Hispanic Heritage Month officially kicked off Friday, Sept. 15 and to celebrate, Reno will be hosting cultural events throughout the month.

According to TIME, the celebration begins in the middle of the month as opposed to the beginning because El Salvador, Guatemala, Costa Rica, Nicaragua and Honduras celebrate their independence on Sept. 15. Mexico, Chile and Belize celebrate their independence on Sept. 16, 18 and 21.

On Sept. 16, Wells Ave. celebrated Mexican Independence Day by hosting Fiesta on Wells. At this event, fiesta-goers visited booths, danced to music, watched performances and enjoyed the selection of foods offered at the event. Wells Ave. is a community that is heavily influenced by the Hispanic culture.

“There’s a lack of Latinx representation in our city and this was completely run by Latinx people, it was organized by the people for the people,” said Alejandra Hernández Chávez of Acting in Community Together In Organizing Northern Nevada. “I think it’s important to have something, especially in this area that is so populated with Latin folk, it’s important to have something that represents during a time that we should be celebrating our culture.”

According to the official Hispanic Heritage Month website, the month is dedicated to paying tribute to the generations of Hispanic Americans who have positively influenced and enriched our nation and society. Figures include Dolores Huerta, Cesar Chavez, Diego Rivera, Miguel Hidalgo, Frida Kahlo and more.

At Fiesta on Wells, Danna Brito assisted her mother in selling handmade jewelry and clothing that recognized Mexican painter, Frida Kahlo.

“America is a land based on immigrants and it’s important to show our culture and express it with everyone else,” Brito said. “My mom makes them and she also brought some things from Mexico. We have a lot of jewelry and painted materials that are all hand-made. It’s a way to support your local artists.”

Reno will also be hosting Fiesta Latin@! on Saturday, Sept. 23 at the BELIEVE sculpture downtown. The Reno community will be able to celebrate the Hispanic culture through music, food, and dance.
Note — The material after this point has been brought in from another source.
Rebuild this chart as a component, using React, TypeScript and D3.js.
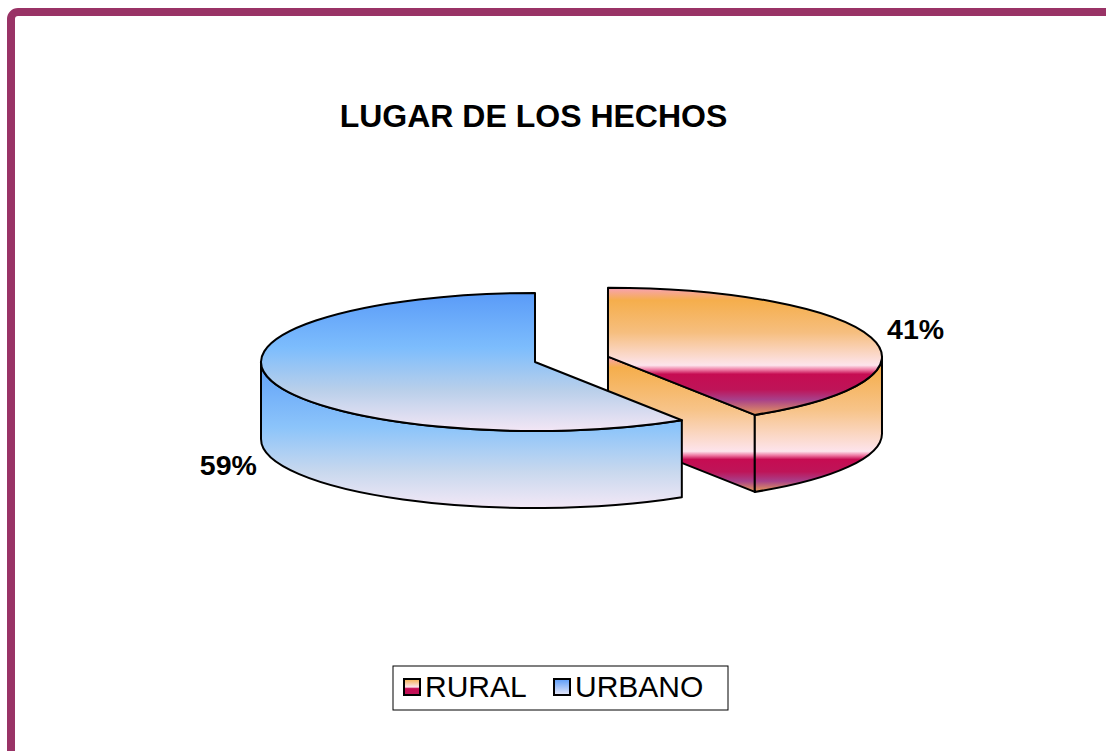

At the end of the event, people will have the chance to march to the Aces Stadium for a Reno 1868 FC game. If the team wins the match against Portland Timbers 2, they will break the record for the most points won in United Soccer League. The prestigious third tier of American football.

As community members honor those that made their mark in Hispanic history, individuals work towards making their own.

“I am in law school currently in Sacramento studying immigration law,” Marco Lamas said. “Many of my clients come from a Latino background, I believe it’s good to give back to this community. Especially with what’s going on with all these immigration issues. I believe I should give back.”

Although Hispanic Heritage Month is celebrated through food, music, and dance, it is important to recognize why the culture is recognized in the first place.

“I think it’s definitely important because so many people forget. I was a young immigrant here and I know it’s harder for first generation, second generation folks,” Hernández Chávez said. “It’s so important to know your culture because it’s a huge part of who you are. It always will be. Even if you don’t know about your culture it will be a part of you. It’s better to know about it than to have that mystery of who you are and what you stand for.”